== Prompt ==
Retype each line of the listing below, from the first through the one holding "const seriesValues = [vccs, resistive, feResult];", with no other lines.

Records with drawing code
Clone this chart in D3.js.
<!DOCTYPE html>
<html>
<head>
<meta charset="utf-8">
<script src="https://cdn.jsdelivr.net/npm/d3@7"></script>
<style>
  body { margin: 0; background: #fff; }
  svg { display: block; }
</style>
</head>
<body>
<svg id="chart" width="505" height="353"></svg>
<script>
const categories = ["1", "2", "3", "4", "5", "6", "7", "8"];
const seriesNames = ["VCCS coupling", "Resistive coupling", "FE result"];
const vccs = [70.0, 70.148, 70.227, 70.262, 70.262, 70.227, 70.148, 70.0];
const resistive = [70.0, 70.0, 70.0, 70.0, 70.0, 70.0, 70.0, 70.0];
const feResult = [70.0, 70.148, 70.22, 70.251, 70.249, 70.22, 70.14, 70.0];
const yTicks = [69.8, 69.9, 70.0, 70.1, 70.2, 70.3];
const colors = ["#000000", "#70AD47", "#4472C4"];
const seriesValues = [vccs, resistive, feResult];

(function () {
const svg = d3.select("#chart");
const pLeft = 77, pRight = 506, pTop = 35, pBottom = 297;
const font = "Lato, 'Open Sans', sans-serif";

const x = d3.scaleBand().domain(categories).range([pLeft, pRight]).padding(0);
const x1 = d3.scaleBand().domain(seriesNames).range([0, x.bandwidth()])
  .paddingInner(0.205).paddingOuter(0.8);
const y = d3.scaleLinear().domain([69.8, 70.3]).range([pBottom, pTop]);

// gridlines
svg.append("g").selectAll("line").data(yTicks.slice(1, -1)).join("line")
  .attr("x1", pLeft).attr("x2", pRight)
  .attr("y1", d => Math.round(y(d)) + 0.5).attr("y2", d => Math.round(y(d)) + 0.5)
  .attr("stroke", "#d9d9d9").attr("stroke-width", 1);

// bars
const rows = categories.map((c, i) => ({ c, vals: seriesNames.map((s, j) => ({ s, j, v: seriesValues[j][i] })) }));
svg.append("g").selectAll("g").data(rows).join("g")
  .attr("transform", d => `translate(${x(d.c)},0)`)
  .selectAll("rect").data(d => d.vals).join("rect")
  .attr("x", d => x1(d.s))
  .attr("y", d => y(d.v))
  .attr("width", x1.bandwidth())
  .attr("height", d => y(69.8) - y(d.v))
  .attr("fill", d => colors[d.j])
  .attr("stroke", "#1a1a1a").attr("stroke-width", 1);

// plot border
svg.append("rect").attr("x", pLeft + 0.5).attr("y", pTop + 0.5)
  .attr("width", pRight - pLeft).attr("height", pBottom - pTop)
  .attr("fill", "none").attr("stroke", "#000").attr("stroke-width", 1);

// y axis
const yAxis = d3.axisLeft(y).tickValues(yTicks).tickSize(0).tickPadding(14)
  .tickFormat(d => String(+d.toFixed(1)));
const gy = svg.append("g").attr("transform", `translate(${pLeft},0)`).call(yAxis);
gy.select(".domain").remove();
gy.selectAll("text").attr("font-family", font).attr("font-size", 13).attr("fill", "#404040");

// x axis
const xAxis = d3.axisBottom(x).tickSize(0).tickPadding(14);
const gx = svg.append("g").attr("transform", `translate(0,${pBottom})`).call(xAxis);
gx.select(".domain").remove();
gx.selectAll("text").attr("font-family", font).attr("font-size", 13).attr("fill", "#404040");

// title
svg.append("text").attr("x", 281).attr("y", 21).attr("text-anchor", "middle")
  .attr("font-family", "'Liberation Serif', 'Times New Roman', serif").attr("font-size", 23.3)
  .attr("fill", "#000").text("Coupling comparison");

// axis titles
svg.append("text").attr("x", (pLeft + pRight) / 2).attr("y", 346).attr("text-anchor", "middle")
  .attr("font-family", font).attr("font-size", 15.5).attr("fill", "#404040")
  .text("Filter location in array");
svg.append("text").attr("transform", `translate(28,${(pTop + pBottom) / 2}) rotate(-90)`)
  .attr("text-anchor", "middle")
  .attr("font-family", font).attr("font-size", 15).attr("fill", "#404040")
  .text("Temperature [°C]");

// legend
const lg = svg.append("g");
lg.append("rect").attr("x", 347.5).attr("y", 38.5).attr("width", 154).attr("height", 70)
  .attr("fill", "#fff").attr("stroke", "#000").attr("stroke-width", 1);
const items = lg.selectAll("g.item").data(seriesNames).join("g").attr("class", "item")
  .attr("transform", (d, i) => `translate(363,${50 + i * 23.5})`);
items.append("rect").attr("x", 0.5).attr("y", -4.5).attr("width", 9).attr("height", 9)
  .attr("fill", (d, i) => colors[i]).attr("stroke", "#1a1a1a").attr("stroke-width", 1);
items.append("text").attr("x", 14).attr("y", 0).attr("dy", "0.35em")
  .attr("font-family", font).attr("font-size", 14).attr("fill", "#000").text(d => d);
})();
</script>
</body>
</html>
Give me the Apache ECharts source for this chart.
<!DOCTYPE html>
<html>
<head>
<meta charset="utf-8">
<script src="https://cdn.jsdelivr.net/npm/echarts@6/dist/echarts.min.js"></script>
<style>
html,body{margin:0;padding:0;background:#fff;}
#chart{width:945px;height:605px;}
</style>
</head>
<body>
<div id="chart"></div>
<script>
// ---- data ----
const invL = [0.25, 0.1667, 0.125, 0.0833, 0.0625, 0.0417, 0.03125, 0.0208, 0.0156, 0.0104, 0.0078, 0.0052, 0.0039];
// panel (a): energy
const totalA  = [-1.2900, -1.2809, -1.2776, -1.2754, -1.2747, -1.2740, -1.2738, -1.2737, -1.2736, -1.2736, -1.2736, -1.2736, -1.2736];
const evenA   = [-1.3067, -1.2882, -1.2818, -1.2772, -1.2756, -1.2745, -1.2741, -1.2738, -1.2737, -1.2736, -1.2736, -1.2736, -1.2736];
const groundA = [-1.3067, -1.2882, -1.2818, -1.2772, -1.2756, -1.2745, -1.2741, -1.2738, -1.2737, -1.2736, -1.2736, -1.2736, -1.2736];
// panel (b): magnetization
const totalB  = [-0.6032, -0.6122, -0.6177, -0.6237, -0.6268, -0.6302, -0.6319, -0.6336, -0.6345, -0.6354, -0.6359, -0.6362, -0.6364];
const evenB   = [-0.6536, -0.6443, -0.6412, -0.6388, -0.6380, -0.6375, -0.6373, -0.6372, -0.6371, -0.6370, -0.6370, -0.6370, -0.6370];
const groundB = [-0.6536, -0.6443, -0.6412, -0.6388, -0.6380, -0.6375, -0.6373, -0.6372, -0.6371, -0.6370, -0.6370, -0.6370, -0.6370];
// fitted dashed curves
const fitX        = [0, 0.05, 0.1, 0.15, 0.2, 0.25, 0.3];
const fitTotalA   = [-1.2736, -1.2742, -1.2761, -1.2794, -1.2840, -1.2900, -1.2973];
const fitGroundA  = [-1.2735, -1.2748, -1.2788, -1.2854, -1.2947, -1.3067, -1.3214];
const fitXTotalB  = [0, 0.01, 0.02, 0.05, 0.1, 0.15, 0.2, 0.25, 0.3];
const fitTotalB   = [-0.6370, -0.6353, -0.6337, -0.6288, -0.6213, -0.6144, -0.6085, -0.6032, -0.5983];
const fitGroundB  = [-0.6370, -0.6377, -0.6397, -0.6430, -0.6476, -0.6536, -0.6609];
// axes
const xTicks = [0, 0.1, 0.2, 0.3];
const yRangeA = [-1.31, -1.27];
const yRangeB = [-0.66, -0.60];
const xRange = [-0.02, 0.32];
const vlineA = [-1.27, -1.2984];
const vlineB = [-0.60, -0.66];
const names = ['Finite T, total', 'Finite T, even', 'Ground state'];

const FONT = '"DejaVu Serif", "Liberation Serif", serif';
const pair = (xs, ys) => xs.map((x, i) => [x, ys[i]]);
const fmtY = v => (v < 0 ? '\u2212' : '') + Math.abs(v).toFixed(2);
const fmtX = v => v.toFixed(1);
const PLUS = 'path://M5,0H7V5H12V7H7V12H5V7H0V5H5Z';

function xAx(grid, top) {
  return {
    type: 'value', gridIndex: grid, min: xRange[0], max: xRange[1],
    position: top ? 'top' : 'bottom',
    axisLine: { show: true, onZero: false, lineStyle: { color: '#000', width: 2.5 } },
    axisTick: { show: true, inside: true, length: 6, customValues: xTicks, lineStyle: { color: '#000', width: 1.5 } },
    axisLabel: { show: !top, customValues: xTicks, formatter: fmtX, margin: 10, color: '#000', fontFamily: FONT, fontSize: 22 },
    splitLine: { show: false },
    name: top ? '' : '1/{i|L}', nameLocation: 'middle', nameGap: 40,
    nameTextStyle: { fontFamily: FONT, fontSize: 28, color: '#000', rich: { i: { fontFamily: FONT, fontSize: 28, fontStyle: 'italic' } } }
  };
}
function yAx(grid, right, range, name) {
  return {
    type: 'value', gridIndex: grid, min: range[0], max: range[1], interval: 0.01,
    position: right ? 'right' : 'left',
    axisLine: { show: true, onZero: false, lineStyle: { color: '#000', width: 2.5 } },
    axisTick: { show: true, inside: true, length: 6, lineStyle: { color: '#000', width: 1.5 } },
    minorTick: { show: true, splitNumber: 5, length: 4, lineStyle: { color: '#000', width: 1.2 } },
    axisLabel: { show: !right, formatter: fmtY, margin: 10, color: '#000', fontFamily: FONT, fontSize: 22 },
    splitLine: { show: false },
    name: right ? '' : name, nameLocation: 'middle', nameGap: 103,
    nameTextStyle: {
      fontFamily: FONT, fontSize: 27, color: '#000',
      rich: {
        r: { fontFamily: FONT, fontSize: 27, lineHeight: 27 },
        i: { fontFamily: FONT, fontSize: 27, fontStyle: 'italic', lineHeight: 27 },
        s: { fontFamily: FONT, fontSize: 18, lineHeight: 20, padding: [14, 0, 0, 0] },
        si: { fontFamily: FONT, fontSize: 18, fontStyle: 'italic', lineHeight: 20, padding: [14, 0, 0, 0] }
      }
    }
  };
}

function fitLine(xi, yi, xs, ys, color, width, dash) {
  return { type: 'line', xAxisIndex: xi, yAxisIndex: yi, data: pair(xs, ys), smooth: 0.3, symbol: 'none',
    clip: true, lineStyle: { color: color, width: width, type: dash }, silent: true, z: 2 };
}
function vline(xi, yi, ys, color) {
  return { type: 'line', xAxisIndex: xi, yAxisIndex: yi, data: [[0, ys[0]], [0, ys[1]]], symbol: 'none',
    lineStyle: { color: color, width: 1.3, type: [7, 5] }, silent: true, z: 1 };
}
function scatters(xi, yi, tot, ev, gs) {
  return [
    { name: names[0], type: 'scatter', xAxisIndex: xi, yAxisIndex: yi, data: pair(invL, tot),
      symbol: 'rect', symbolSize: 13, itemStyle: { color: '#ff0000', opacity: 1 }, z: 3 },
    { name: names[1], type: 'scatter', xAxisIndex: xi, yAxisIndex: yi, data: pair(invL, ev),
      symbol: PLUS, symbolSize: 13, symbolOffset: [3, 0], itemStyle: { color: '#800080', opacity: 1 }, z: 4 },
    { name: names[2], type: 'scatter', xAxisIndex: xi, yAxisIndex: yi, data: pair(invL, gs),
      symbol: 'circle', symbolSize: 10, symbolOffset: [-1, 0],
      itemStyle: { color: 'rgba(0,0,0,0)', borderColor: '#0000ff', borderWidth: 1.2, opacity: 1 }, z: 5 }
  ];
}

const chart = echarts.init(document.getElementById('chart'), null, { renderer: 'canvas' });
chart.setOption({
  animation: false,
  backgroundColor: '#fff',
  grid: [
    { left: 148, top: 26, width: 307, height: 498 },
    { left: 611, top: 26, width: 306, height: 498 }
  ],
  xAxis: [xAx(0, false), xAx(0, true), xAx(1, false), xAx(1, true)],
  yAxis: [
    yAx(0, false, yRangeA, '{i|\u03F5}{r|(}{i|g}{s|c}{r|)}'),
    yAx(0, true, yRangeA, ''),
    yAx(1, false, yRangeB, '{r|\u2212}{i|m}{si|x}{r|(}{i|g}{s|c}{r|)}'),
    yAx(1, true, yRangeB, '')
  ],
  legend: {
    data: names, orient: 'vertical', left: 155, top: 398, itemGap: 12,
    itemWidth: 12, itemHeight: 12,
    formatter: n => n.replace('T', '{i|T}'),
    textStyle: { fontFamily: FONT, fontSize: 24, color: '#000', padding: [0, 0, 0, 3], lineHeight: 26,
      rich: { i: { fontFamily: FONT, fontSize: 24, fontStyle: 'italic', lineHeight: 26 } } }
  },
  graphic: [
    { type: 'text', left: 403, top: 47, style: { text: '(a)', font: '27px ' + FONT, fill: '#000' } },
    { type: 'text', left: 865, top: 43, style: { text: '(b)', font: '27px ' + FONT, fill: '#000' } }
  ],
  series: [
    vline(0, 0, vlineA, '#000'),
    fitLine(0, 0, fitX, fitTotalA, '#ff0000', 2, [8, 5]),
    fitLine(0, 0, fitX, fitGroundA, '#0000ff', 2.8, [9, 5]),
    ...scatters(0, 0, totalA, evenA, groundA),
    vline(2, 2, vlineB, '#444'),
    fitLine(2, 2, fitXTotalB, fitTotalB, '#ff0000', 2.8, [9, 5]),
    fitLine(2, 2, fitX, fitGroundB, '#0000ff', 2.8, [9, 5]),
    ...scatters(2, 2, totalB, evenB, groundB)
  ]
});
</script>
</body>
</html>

== Full output ==
Clone this chart in D3.js.
<!DOCTYPE html>
<html>
<head>
<meta charset="utf-8">
<script src="https://cdn.jsdelivr.net/npm/d3@7"></script>
<style>
  body { margin: 0; background: #fff; }
  svg { display: block; }
</style>
</head>
<body>
<svg id="chart" width="505" height="353"></svg>
<script>
const categories = ["1", "2", "3", "4", "5", "6", "7", "8"];
const seriesNames = ["VCCS coupling", "Resistive coupling", "FE result"];
const vccs = [70.0, 70.148, 70.227, 70.262, 70.262, 70.227, 70.148, 70.0];
const resistive = [70.0, 70.0, 70.0, 70.0, 70.0, 70.0, 70.0, 70.0];
const feResult = [70.0, 70.148, 70.22, 70.251, 70.249, 70.22, 70.14, 70.0];
const yTicks = [69.8, 69.9, 70.0, 70.1, 70.2, 70.3];
const colors = ["#000000", "#70AD47", "#4472C4"];
const seriesValues = [vccs, resistive, feResult];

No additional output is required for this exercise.